Kids Keep Getting Me Into Trouble

When it comes to work in the church, kids keep getting me into trouble.

One of my favorite children sermons from my internship year was the story of Samuel’s call. I find the story funny; Samuel keeps hearing a voice and, thinking it is Eli, keeps running and waking the poor man up. Since I find many children’s sermons boring, I thought, why not make it exciting? So I had the kids re-enact the story. All of us would lay down like we were sleeping, then get up, run up and down the church aisle, and go back to bed. I had fun, the kids had fun, and the story got told. The parents, however, did not appreciate having their kids run around the sanctuary. Nor did they appreciate me sending their now-hyper kids back to them, where they wanted them to sit quietly in the pews.


On a more serious note, I get into trouble when I make suggestions about kids in church. During a staff Christmas party I attended with my fiancée, folks at our table were raving about how well the children performed in their Christmas program. Some of the children, who were quite young, really did do a great job reading their parts. So I interjected, “Yes, they read their lines like experts! You should have them read the lessons in church!” Silence.

Whoops again.

In the congregation to which I have been called, the kids are given a message before the service begins, and then sent down to Sunday school until they come back up for Communion. I have already had proponents and opponents of this practice courting me on the subject, and have been told that kids in the church will be an early and important issue to face.


Kids keep getting me into trouble, but I don’t understand why. I don’t understand why kids who read better than some adults are not allowed to read the lessons at all, or may only do so once or twice a year. I don’t understand why kids can’t have a little fun during the worship service. I don’t understand why churches think it is better to send kids out of the service than to make them a real part of it. I don’t understand why we allow the nursery, a place for little tiny kids to go, to become the dumping ground for parents to use when they want free babysitting.

Everywhere I go, I hear the same lament: “There are no young people in the church!” But no one stops to think about how we treat kids in church. I do, and that makes people uncomfortable. It disturbs the way things have “always” been done.

I want to see kids living into their baptisms as active Children of God. I want to hear the words of scripture spoken by their tongues. I want to feel the Gospel proclaimed from their mouths. I want to serve the true body and blood of Christ from a table set by their hands. I want them to lift up their prayers to God, both longings and praises, without fear of mockery or backlash. I want to talk with them as they question and explore their faith, letting them know that THAT’S OKAY. I want to walk with them as they live out their calling as disciples, following in the footsteps of Jesus and making a difference in their communities.

As I talk to adults in the church, I get the impression that we all want the same thing. They are just as important to God and loved just as much as (probably even more than) adults. Isn’t time we worked together to make them feel that way?

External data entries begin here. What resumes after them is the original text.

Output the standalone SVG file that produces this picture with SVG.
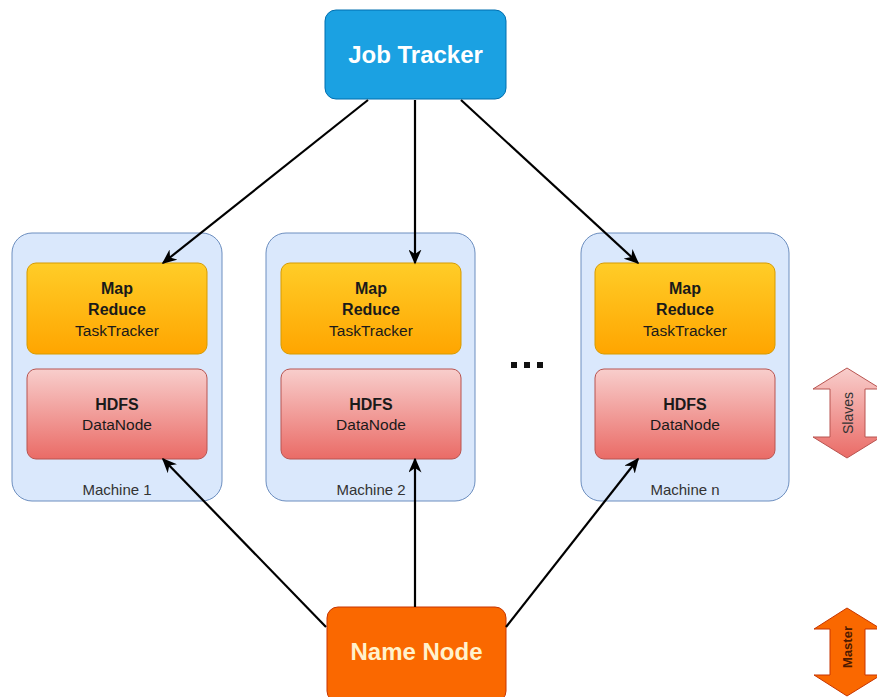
<svg xmlns="http://www.w3.org/2000/svg" width="877" height="697" viewBox="0 0 877 697">
<defs>
<linearGradient id="gY" x1="0" y1="0" x2="0" y2="1"><stop offset="0" stop-color="#ffcd28"/><stop offset="1" stop-color="#ffa500"/></linearGradient>
<linearGradient id="gR" x1="0" y1="0" x2="0" y2="1"><stop offset="0" stop-color="#f8cecc"/><stop offset="1" stop-color="#ea6b66"/></linearGradient>
<marker id="ah" viewBox="0 0 10 10" refX="9" refY="5" markerWidth="15" markerHeight="13" orient="auto" markerUnits="userSpaceOnUse" preserveAspectRatio="none">
<path d="M0,0 L10,5 L0,10 L3,5 Z" fill="#000"/>
</marker>
<style>
.machine{fill:#dae8fc;stroke:#6c8ebf;stroke-width:1}
.mr{fill:url(#gY);stroke:#d79b00;stroke-width:1}
.hd{fill:url(#gR);stroke:#b85450;stroke-width:1}
text{font-family:"Liberation Sans",Arial,sans-serif;text-anchor:middle}
.b{font-weight:bold;font-size:16px;fill:#1a1a1a}
.n{font-size:15.5px;fill:#1a1a1a}
.lbl{font-size:15px;fill:#333}
.conn{stroke:#000;stroke-width:2.2;fill:none}
</style>
</defs>

<g id="job-tracker">
<rect x="325" y="10" width="181" height="89" rx="11" fill="#1ba1e2" stroke="#006eaf"/>
<text x="415.5" y="63" font-size="24" font-weight="bold" fill="#ffffff">Job Tracker</text>
</g>

<g id="machine-1">
<rect class="machine" x="12" y="233" width="210" height="268" rx="20"/>
<rect class="mr" x="27" y="263" width="180" height="91" rx="9"/>
<text class="b" x="117" y="294">Map</text>
<text class="b" x="117" y="315">Reduce</text>
<text class="n" x="117" y="336">TaskTracker</text>
<rect class="hd" x="27" y="369" width="180" height="90" rx="9"/>
<text class="b" x="117" y="410">HDFS</text>
<text class="n" x="117" y="430">DataNode</text>
<text class="lbl" x="117" y="495">Machine 1</text>
</g>

<g id="machine-2">
<rect class="machine" x="266" y="233" width="209" height="268" rx="20"/>
<rect class="mr" x="281" y="263" width="180" height="91" rx="9"/>
<text class="b" x="371" y="294">Map</text>
<text class="b" x="371" y="315">Reduce</text>
<text class="n" x="371" y="336">TaskTracker</text>
<rect class="hd" x="281" y="369" width="180" height="90" rx="9"/>
<text class="b" x="371" y="410">HDFS</text>
<text class="n" x="371" y="430">DataNode</text>
<text class="lbl" x="371" y="495">Machine 2</text>
</g>

<g id="machine-n">
<rect class="machine" x="581" y="233" width="208" height="268" rx="20"/>
<rect class="mr" x="595" y="263" width="180" height="91" rx="9"/>
<text class="b" x="685" y="294">Map</text>
<text class="b" x="685" y="315">Reduce</text>
<text class="n" x="685" y="336">TaskTracker</text>
<rect class="hd" x="595" y="369" width="180" height="90" rx="9"/>
<text class="b" x="685" y="410">HDFS</text>
<text class="n" x="685" y="430">DataNode</text>
<text class="lbl" x="685" y="495">Machine n</text>
</g>

<g id="ellipsis">
<rect x="511" y="362" width="6" height="6" fill="#111"/>
<rect x="524" y="362" width="6" height="6" fill="#111"/>
<rect x="537" y="362" width="6" height="6" fill="#111"/>
</g>

<g id="name-node">
<rect x="327" y="607" width="179" height="95" rx="11" fill="#fa6800" stroke="#c73500"/>
<text x="416.5" y="660" font-size="24" font-weight="bold" fill="#fff2cc">Name Node</text>
</g>

<g id="slaves">
<path d="M847,368 L881,389 L865,389 L865,437 L881,437 L847,458 L813,437 L830,437 L830,389 L813,389 Z" fill="url(#gR)" stroke="#b85450"/>
<text transform="translate(853,413) rotate(-90)" font-size="14" fill="#333">Slaves</text>
</g>

<g id="master">
<path d="M847,608 L881,629 L865,629 L865,675 L881,675 L847,696 L814,675 L830,675 L830,629 L814,629 Z" fill="#fa6800" stroke="#c73500"/>
<text transform="translate(852,647) rotate(-90)" font-size="13" font-weight="bold" fill="#4d1a00">Master</text>
</g>

<g id="connectors">
<line class="conn" x1="368" y1="100" x2="163" y2="263" marker-end="url(#ah)"/>
<line class="conn" x1="415" y1="100" x2="415" y2="263" marker-end="url(#ah)"/>
<line class="conn" x1="461" y1="100" x2="638" y2="263" marker-end="url(#ah)"/>
<line class="conn" x1="326" y1="627" x2="163" y2="459" marker-end="url(#ah)"/>
<line class="conn" x1="415" y1="607" x2="415" y2="459" marker-end="url(#ah)"/>
<line class="conn" x1="506" y1="627" x2="638" y2="459" marker-end="url(#ah)"/>
</g>
</svg>
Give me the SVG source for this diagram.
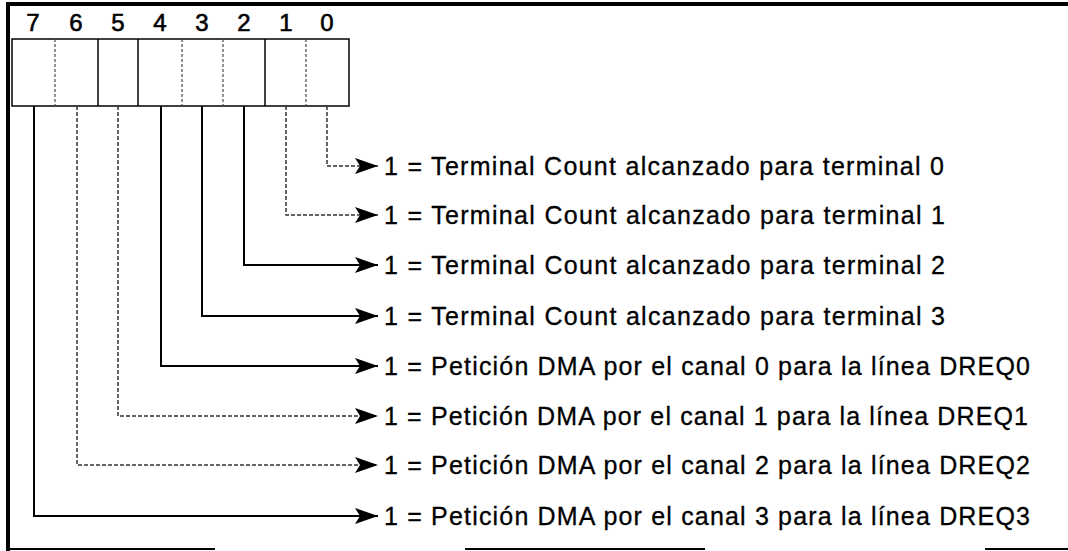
<svg xmlns="http://www.w3.org/2000/svg" width="1068" height="551" viewBox="0 0 1068 551">
<style>
.bg{fill:#fff}
.frame{stroke:#000;fill:none;stroke-width:4}
.frameb{stroke:#000;fill:none;stroke-width:2}
.cell{fill:#fff;stroke:#000;stroke-width:1.5}
.div{stroke:#000;stroke-width:1.5}
.dot{stroke:#555;stroke-width:1.3;stroke-dasharray:3 2}
.digit{font-family:"Liberation Sans",Arial,sans-serif;font-size:24px;fill:#000;text-anchor:middle;stroke:#000;stroke-width:0.6}
.lbl{font-family:"Liberation Sans",Arial,sans-serif;font-size:25px;fill:#000;stroke:#000;stroke-width:0.3}
.wire{fill:none;stroke:#000;stroke-width:2}
.wired{fill:none;stroke:#333;stroke-width:1.5;stroke-dasharray:4 2}
</style>
<defs>
<marker id="ah" markerUnits="userSpaceOnUse" markerWidth="26" markerHeight="18" refX="23" refY="9" orient="auto" viewBox="0 0 26 18">
<path d="M0,1 L23,9 L0,17 L5,9 Z" fill="#000"/>
</marker>
</defs>
<rect class="bg" x="0" y="0" width="1068" height="551"/>
<g id="frame">
<line class="frame" x1="6" y1="4" x2="1068" y2="4"/>
<line class="frame" x1="8" y1="2" x2="8" y2="551"/>
<line class="frameb" x1="8" y1="549" x2="215" y2="549"/>
<line class="frameb" x1="465" y1="549" x2="705" y2="549"/>
<line class="frameb" x1="985" y1="549" x2="1068" y2="549"/>
</g>
<g id="register">
<rect class="cell" x="12" y="39" width="337" height="67"/>
<line class="dot" x1="55" y1="39" x2="55" y2="106"/>
<line class="div" x1="98" y1="39" x2="98" y2="106"/>
<line class="div" x1="138" y1="39" x2="138" y2="106"/>
<line class="dot" x1="182" y1="39" x2="182" y2="106"/>
<line class="dot" x1="223" y1="39" x2="223" y2="106"/>
<line class="div" x1="265" y1="39" x2="265" y2="106"/>
<line class="dot" x1="306" y1="39" x2="306" y2="106"/>
<text class="digit" x="33" y="31">7</text>
<text class="digit" x="76" y="31">6</text>
<text class="digit" x="118" y="31">5</text>
<text class="digit" x="160" y="31">4</text>
<text class="digit" x="202" y="31">3</text>
<text class="digit" x="244" y="31">2</text>
<text class="digit" x="286" y="31">1</text>
<text class="digit" x="327" y="31">0</text>
</g>
<g id="connectors">
<path class="wired" d="M327,106 V166 H378" marker-end="url(#ah)"/>
<path class="wired" d="M286,106 V215 H378" marker-end="url(#ah)"/>
<path class="wire" d="M244,106 V265 H378" marker-end="url(#ah)"/>
<path class="wire" d="M202,106 V316 H378" marker-end="url(#ah)"/>
<path class="wire" d="M161,106 V366 H378" marker-end="url(#ah)"/>
<path class="wired" d="M118,106 V416 H378" marker-end="url(#ah)"/>
<path class="wired" d="M77,106 V465 H378" marker-end="url(#ah)"/>
<path class="wire" d="M34,106 V516 H378" marker-end="url(#ah)"/>
</g>
<g id="bit0"><text class="lbl" x="384" y="175" textLength="560">1 = Terminal Count alcanzado para terminal 0</text></g>
<g id="bit1"><text class="lbl" x="384" y="224" textLength="561">1 = Terminal Count alcanzado para terminal 1</text></g>
<g id="bit2"><text class="lbl" x="384" y="274" textLength="561">1 = Terminal Count alcanzado para terminal 2</text></g>
<g id="bit3"><text class="lbl" x="384" y="325" textLength="561">1 = Terminal Count alcanzado para terminal 3</text></g>
<g id="bit4"><text class="lbl" x="384" y="375" textLength="646">1 = Petición DMA por el canal 0 para la línea DREQ0</text></g>
<g id="bit5"><text class="lbl" x="384" y="425" textLength="644">1 = Petición DMA por el canal 1 para la línea DREQ1</text></g>
<g id="bit6"><text class="lbl" x="384" y="474" textLength="646">1 = Petición DMA por el canal 2 para la línea DREQ2</text></g>
<g id="bit7"><text class="lbl" x="384" y="525" textLength="646">1 = Petición DMA por el canal 3 para la línea DREQ3</text></g>
</svg>
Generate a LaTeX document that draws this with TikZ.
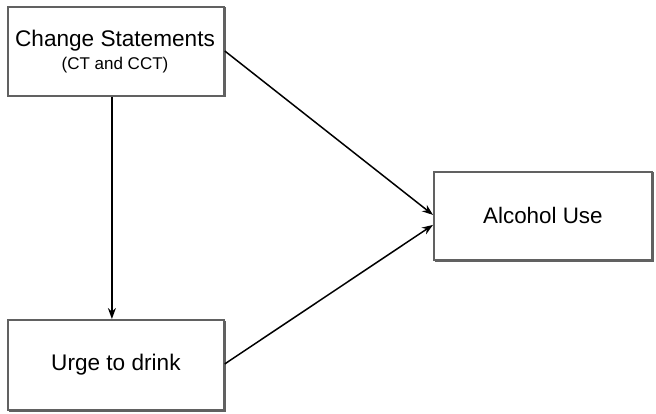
\documentclass[tikz,border=0pt]{standalone}
\usepackage{fontspec}
\setmainfont{Liberation Sans}
\usetikzlibrary{arrows.meta}
\begin{document}
\begin{tikzpicture}[x=1pt,y=-1pt,
  box/.style={draw=black!62,line width=1.8pt,fill=white,inner sep=0pt,anchor=north west},
  shade/.style={fill=black!62},
  conn/.style={line width=1.5pt,-{Stealth[length=11pt,width=8pt]}}]
\useasboundingbox (0,0) rectangle (656,414);
\fill[shade] (8.5,7.5) rectangle (225.5,97.5);
\node[box,minimum width=216pt,minimum height=89pt] (cs) at (7,6) {};
\node[font=\fontsize{22.6}{26}\selectfont,anchor=base] (cst) at (115,47) {Change Statements};
\node[font=\fontsize{17}{20}\selectfont,anchor=base] (cct) at (115,70) {(CT and CCT)};
\fill[shade] (8.5,320.5) rectangle (225.5,411.5);
\node[box,minimum width=216pt,minimum height=90pt,font=\fontsize{22.6}{26}\selectfont] (ur) at (7,319) {Urge to drink};
\fill[shade] (434.5,172.5) rectangle (653.5,261.5);
\node[box,minimum width=218pt,minimum height=88pt,font=\fontsize{22.4}{26}\selectfont] (au) at (433,171) {Alcohol Use};
\draw[conn] ([xshift=-4pt]cs.south) -- ([xshift=-4pt]ur.north);
\draw[conn] ([yshift=-45pt]cs.north east) -- ([yshift=1pt]au.west);
\draw[conn] ([yshift=1pt]ur.east) -- ([yshift=-9pt]au.west);
\end{tikzpicture}
\end{document}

4 thoughts on “Kids Keep Getting Me Into Trouble

  1. I believe that children can indeed lead us, but not all are called in the same way or have the same gifts as with any adult. So, we provide options. We have nursery care, but everyone of every age is able to worship with us as they see fit. In fact, we have children reading lessons as they and their parents (with pastoral input) feel they are called and able. Age isn’t the determining factor, but ability is a part of it. We have also had parents and children share in the responsibility together. We welcome children of any age into worship at any time, but after the lesson and children’s sermon, we have a short program (activity, song, craft, etc.) outside the worship space which we call Gospel Fun Time to help bring more out from the lesson(s) of the day. Children don’t have to go to this, but they are invited to follow the adult leader for that day or go back to their seats. Some go, and some return to their parents. Those that go are back in time for communion or a blessing as appropriate. For some children with extra energy or needs, they very much appreciate this approach as do their parents. Also, I also try to consider special needs of those in the congregation when doing any children’s sermon, activity or event (known allergies, disabilities, anything that might hinder someone from participating).


  2. I don’t know how much leeway you have to make changes in your particular church. But if you have young children, I would suggest gearing at least part of the meeting in a way that they can participate. Maybe you would want to try it once a month to start and get feedback and others interested and involved. You can do songs with hand motions so the kids can participate, act out or illustrate your sermon in some way and provide a simple craft to keep little hands busy for the adult portion. By teaching to their level you are also modeling how parents can do this in their own homes. You could email a kid-friendly story early in the week that will relate to your sermon topic, including discussion questions parents can ask around the table.